**Data for this exercise**
— Start —
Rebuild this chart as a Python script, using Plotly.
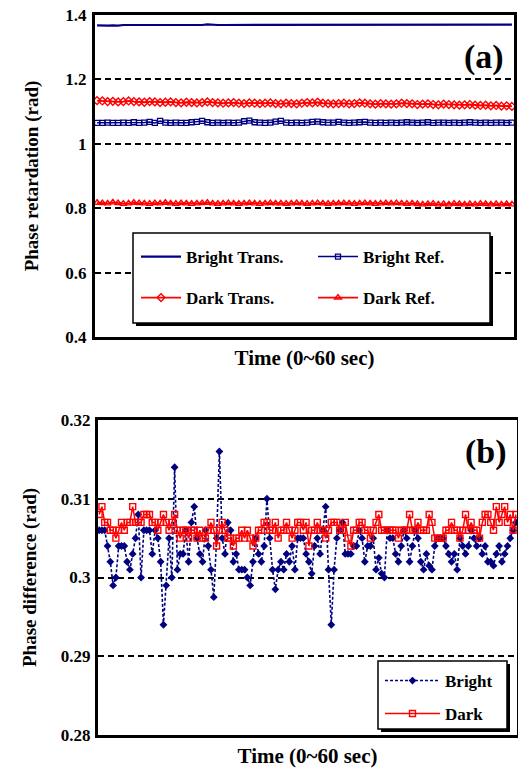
— End —
— Start —
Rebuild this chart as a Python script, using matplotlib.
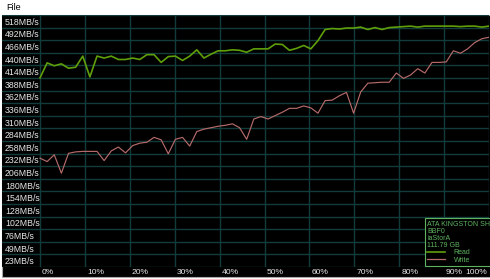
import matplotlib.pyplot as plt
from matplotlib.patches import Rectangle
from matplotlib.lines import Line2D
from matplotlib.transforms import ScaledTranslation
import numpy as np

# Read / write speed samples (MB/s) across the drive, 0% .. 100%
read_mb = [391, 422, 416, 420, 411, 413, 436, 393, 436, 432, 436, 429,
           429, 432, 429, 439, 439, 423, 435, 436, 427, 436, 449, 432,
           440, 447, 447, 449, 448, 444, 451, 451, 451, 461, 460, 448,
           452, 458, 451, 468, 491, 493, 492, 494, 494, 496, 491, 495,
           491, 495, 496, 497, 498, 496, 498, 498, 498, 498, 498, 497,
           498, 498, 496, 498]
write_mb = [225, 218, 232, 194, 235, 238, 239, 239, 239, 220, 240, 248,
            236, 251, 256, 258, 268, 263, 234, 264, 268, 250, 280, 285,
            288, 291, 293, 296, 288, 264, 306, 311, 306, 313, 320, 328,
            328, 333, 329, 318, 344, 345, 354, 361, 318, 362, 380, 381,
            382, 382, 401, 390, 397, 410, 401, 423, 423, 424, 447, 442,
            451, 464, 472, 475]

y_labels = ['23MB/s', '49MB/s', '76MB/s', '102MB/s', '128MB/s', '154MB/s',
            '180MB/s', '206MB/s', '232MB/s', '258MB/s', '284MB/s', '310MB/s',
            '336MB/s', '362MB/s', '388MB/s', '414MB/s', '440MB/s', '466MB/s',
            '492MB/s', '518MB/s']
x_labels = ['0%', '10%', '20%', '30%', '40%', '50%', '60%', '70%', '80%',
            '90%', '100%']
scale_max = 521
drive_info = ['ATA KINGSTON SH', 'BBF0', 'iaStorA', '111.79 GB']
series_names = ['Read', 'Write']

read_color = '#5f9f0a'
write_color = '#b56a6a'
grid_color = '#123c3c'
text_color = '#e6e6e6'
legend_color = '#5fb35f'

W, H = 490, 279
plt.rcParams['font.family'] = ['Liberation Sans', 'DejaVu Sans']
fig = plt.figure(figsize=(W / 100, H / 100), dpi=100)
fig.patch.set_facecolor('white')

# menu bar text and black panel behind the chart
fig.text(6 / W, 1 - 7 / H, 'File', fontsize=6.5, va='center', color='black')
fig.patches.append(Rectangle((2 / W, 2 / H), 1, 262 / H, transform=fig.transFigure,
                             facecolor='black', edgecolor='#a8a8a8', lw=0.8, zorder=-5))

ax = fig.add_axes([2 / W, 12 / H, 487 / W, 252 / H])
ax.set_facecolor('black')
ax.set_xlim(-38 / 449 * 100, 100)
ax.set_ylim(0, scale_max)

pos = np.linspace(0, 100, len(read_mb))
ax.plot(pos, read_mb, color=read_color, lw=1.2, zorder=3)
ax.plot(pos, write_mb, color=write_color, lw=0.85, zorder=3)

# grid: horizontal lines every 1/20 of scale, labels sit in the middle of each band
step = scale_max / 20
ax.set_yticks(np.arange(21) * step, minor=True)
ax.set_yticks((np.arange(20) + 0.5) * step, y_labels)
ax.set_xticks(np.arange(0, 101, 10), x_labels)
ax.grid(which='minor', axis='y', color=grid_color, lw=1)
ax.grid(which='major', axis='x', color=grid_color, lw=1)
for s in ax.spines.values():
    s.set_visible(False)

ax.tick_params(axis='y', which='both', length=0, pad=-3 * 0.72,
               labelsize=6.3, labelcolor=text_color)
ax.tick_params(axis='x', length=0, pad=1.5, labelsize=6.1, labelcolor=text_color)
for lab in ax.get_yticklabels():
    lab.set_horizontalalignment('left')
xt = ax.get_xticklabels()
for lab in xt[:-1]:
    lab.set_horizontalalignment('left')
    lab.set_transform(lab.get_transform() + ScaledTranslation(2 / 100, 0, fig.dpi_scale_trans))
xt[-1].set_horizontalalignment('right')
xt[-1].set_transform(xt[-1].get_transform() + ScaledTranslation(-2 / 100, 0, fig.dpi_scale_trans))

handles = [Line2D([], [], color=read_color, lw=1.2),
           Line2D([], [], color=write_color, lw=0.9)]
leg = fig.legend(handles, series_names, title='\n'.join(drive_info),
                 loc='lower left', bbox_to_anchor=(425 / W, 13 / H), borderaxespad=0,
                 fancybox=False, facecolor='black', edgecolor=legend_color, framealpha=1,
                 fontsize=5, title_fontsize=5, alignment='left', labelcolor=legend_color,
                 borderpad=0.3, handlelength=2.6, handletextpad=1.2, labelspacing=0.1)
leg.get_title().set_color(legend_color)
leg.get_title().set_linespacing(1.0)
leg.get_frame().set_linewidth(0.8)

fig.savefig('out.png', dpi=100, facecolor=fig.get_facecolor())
— End —
— Start —
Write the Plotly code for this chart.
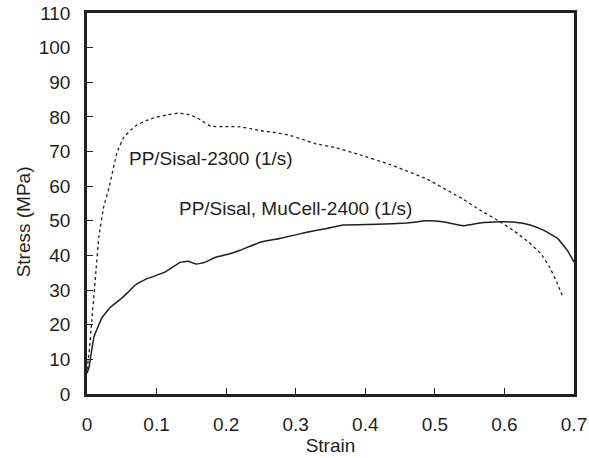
— End —
**What you will do**
Do not copy any pictures. Retype exactly the stretch from the line with "Rebuild this chart as a Python script, using matplotlib." through the line with "import numpy as np".

**Completed task**
Rebuild this chart as a Python script, using matplotlib.
import matplotlib.pyplot as plt
from matplotlib.patches import Rectangle
from matplotlib.lines import Line2D
from matplotlib.transforms import ScaledTranslation
import numpy as np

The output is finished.